Le français n'est qu'en 16ème place sur la liste des langues en fonction du nombre de locuteurs de langue maternelle. Mais, devant lui, se trouvent des langues comme le télougou ou le javanais que nul ne qualifierait de langues mondiales. L'hindi ne réunit même pas toute l'Inde. Dans les 15 premiers figurent l'arabe, l'espagnol et le portugais, grandes langues à coup sûr, mais géographiquement concentrées. Si vous vous intéressez au Moyen-Orient ou à l'Islam, mettez-vous à l'arabe. Si c'est l'Amérique latine qui vous passionne, apprenez le portugais ou l'espagnol. Ou les deux; l'étude de l'un facilitant assez bien celle de l'autre.
Si vos intérêts s'étendent au monde, et si vous avez lu le présent article jusqu'ici, vous connaissez déjà la langue mondialement la plus utile. Mais, si vous recherchez une autre langue à vocation vraiment mondiale, les candidates sont étonnamment peu nombreuses et, pour moi, le français est incontestablement en tête de liste. Vous pourrez ainsi mieux goûter les arts, l'histoire, la littérature et la gastronomie, tout en acquérant un outil important dans les affaires et dans la diplomatie. Il est la langue maternelle de locuteurs de toutes les régions de la terre. N'oublions pas non plus que la mère patrie, la France, attire plus de touristes qu'aucun autre pays – 76,8 millions en 2010, selon l'Organisation mondiale du Tourisme, loin devant l'Amérique avec 59,7 millions. Toute visite en France se trouve grandement facilitée par une certaine connaissance de la langue. Les Français sont rien de moins qu'accueillants dès lors que vous manifestez du respect à leur égard et envers leur pays, et la froideur qu'il leur arrive de témoigner à leurs hôtes, fond dès que ceux-ci articulent leur première phrase entièrement composée.

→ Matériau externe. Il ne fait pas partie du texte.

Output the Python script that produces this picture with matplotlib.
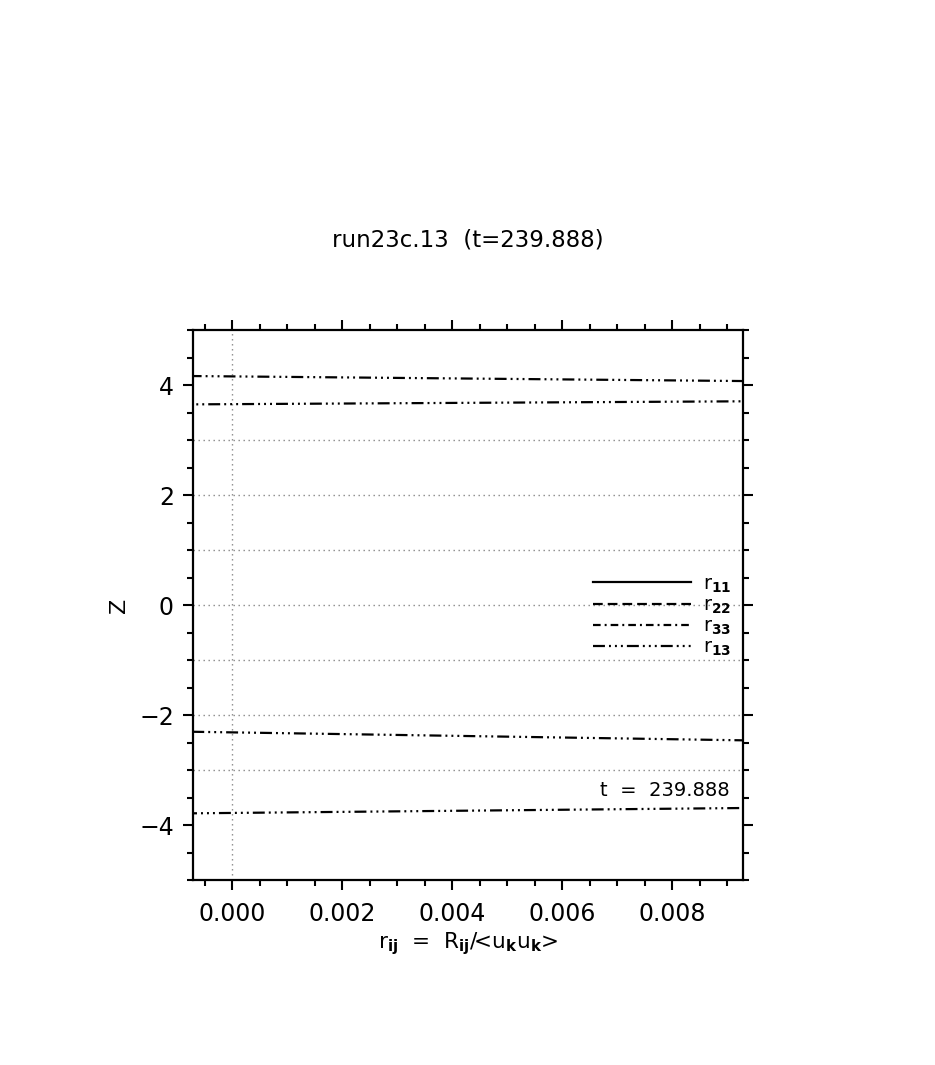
import matplotlib
matplotlib.use("Agg")
import matplotlib.pyplot as plt
from matplotlib.ticker import MultipleLocator, FormatStrFormatter

plt.rcParams['font.family'] = ['DejaVu Sans']
plt.rcParams['lines.scale_dashes'] = False

# ---- data ----
# r13 profile: x = r13, z = height; crosses the visible window several times
r13_x = [-0.0012, -0.0012, 0.0098, 0.0098, -0.0012, -0.0012, 0.0098, 0.0098, -0.0012, -0.0012]
r13_z = [-5.3, -3.792, -3.686, -2.468, -2.297, 3.646, 3.707, 4.068, 4.168, 5.3]
# r11, r22, r33 lie outside the plotted window
r11_x, r11_z = [], []
r22_x, r22_z = [], []
r33_x, r33_z = [], []

grid_z = [-3, -2, -1, 0, 1, 2, 3]
grid_x = [0.0]

title = "run23c.13  (t=239.888)"
time_label = "t  =  239.888"
labels = [r"r$_{\mathbf{11}}$", r"r$_{\mathbf{22}}$", r"r$_{\mathbf{33}}$", r"r$_{\mathbf{13}}$"]

# ---- styles ----
ls_r11 = '-'
ls_r22 = (0, (7.0, 3.6))
ls_r33 = (0, (5.5, 2.9, 1.4, 2.9))
ls_r13 = (0, (8.6, 2.9, 1.4, 2.9, 1.4, 2.9, 1.4, 2.9))

fig = plt.figure(figsize=(9.35, 10.65), dpi=100)
ax = fig.add_axes([0.2061, 0.1737, 0.5886, 0.5164])

for z in grid_z:
    ax.axhline(z, color='#888888', lw=1.0, ls=(0, (1.0, 2.6)), zorder=1)
for x in grid_x:
    ax.axvline(x, color='#888888', lw=1.0, ls=(0, (1.0, 2.6)), zorder=1)

l11, = ax.plot(r11_x, r11_z, color='black', lw=1.6, ls=ls_r11)
l22, = ax.plot(r22_x, r22_z, color='black', lw=1.6, ls=ls_r22)
l33, = ax.plot(r33_x, r33_z, color='black', lw=1.6, ls=ls_r33)
l13, = ax.plot(r13_x, r13_z, color='black', lw=1.6, ls=ls_r13)

ax.set_xlim(-0.00072, 0.00929)
ax.set_ylim(-5, 5)

ax.xaxis.set_major_locator(MultipleLocator(0.002))
ax.xaxis.set_minor_locator(MultipleLocator(0.0005))
ax.yaxis.set_major_locator(MultipleLocator(2))
ax.yaxis.set_minor_locator(MultipleLocator(0.5))
ax.xaxis.set_major_formatter(FormatStrFormatter('%.3f'))

ax.tick_params(which='both', direction='out', top=True, right=True, width=1.5)
ax.tick_params(which='major', length=7.5, labelsize=17)
ax.tick_params(which='minor', length=4)
ax.tick_params(axis='x', which='major', pad=8)
ax.tick_params(axis='y', which='major', pad=6)
for s in ax.spines.values():
    s.set_linewidth(1.6)

ax.set_xlabel(r"r$_{\mathbf{ij}}$  =  R$_{\mathbf{ij}}$/<u$_{\mathbf{k}}$u$_{\mathbf{k}}$>", fontsize=15.5, labelpad=3)
ax.set_ylabel("Z", fontsize=16, labelpad=7)
fig.text(0.5005, 0.775, title, fontsize=16.5, ha='center', va='center')

ax.text(0.00905, -3.38, time_label, fontsize=14, ha='right', va='center')

leg = ax.legend([l11, l22, l33, l13], labels, loc='upper left',
                bbox_to_anchor=(0.728, 0.556), frameon=False, fontsize=14,
                handlelength=5.0, handletextpad=0.65, labelspacing=0.05,
                borderpad=0.0, borderaxespad=0.0)

fig.savefig("out.png", dpi=100)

Aussi, s'il existe d'autres grandes langues en ce monde, n'en oubliez pas une qui est facile, courante, avec bien moins de mots que l'anglais et qui est presque certainement enseignée dans votre ville. Avec le français, vous ne regretterez rien.[1]
Video clip : You are what you speak - Robert Lane Greene
[1] En français dans le texte de source.
Commentaire de la plume de Jean Leclercq :
C'était, à l'aéroport de Madrid-Barajas, au retour d'une longue randonnée pédestre en Espagne. Limités à un seul bagage par passager, nous avions fait un gros paquet de nos cannes de marche et de quelques objets encombrants. Normalement, nous aurions dû acquitter un supplément. Je pris alors mon meilleur accent castillan pour exposer la chose au guichet d'enregistrement. L'employée eut un grand sourire et me fit signe que cela ne nous coûterait rien. En m'éloignant, je dis à l'ami nord-américain qui nous accompagnait: « Vous qui prétendez sauver le monde, pourquoi n'étudiez-vous pas les langues étrangères ? ». Il eut un haussement d'épaules qui trahissait son impuissance. Pourtant, la connaissance, même superficielle, de la langue du pays peut vous faciliter grandement la tâche. C'est même un véritable « sésame ouvre-toi » dans tous les pays. J'ai souvent vu le visage d'un Turc s'illuminer parce que je lui avait dit « merci » ou « au revoir » dans sa langue. À la belle époque du Raj, les fonctionnaires anglais que l'on envoyait en Inde devaient apprendre une des grandes langues du pays (hindi, ourdou, tamoul, selon la région d'affectation). Qui sait si ce n'est pas pour cela que le Raj a duré si longtemps? Autant dire que le plaidoyer d'Alan Greene en faveur des langues étrangères vient à point nommé compléter l'article de Michael Erard, paru dernièrement.C'est une étude très intéressante à laquelle je voudrais simplement ajouter une petite précision. Si la Chine répugne à romaniser son écriture, ce n'est pas tant par attachement culturel. Les idéogrammes sont les mêmes dans tout le pays, si bien que tous les locuteurs les comprennent quelle que soit leur parlure particulière. Que l'on s'exprime en mandarin, en cantonnais ou en shangaïen, tout le monde s'entend sur les mêmes caractères. Romaniser aboutirait à imposer le mandarin partout. C'est la raison pour laquelle les idéogrammes auront probablement la vie dure et que les lettrés continuent à les utiliser, au Vietnam et en Corée.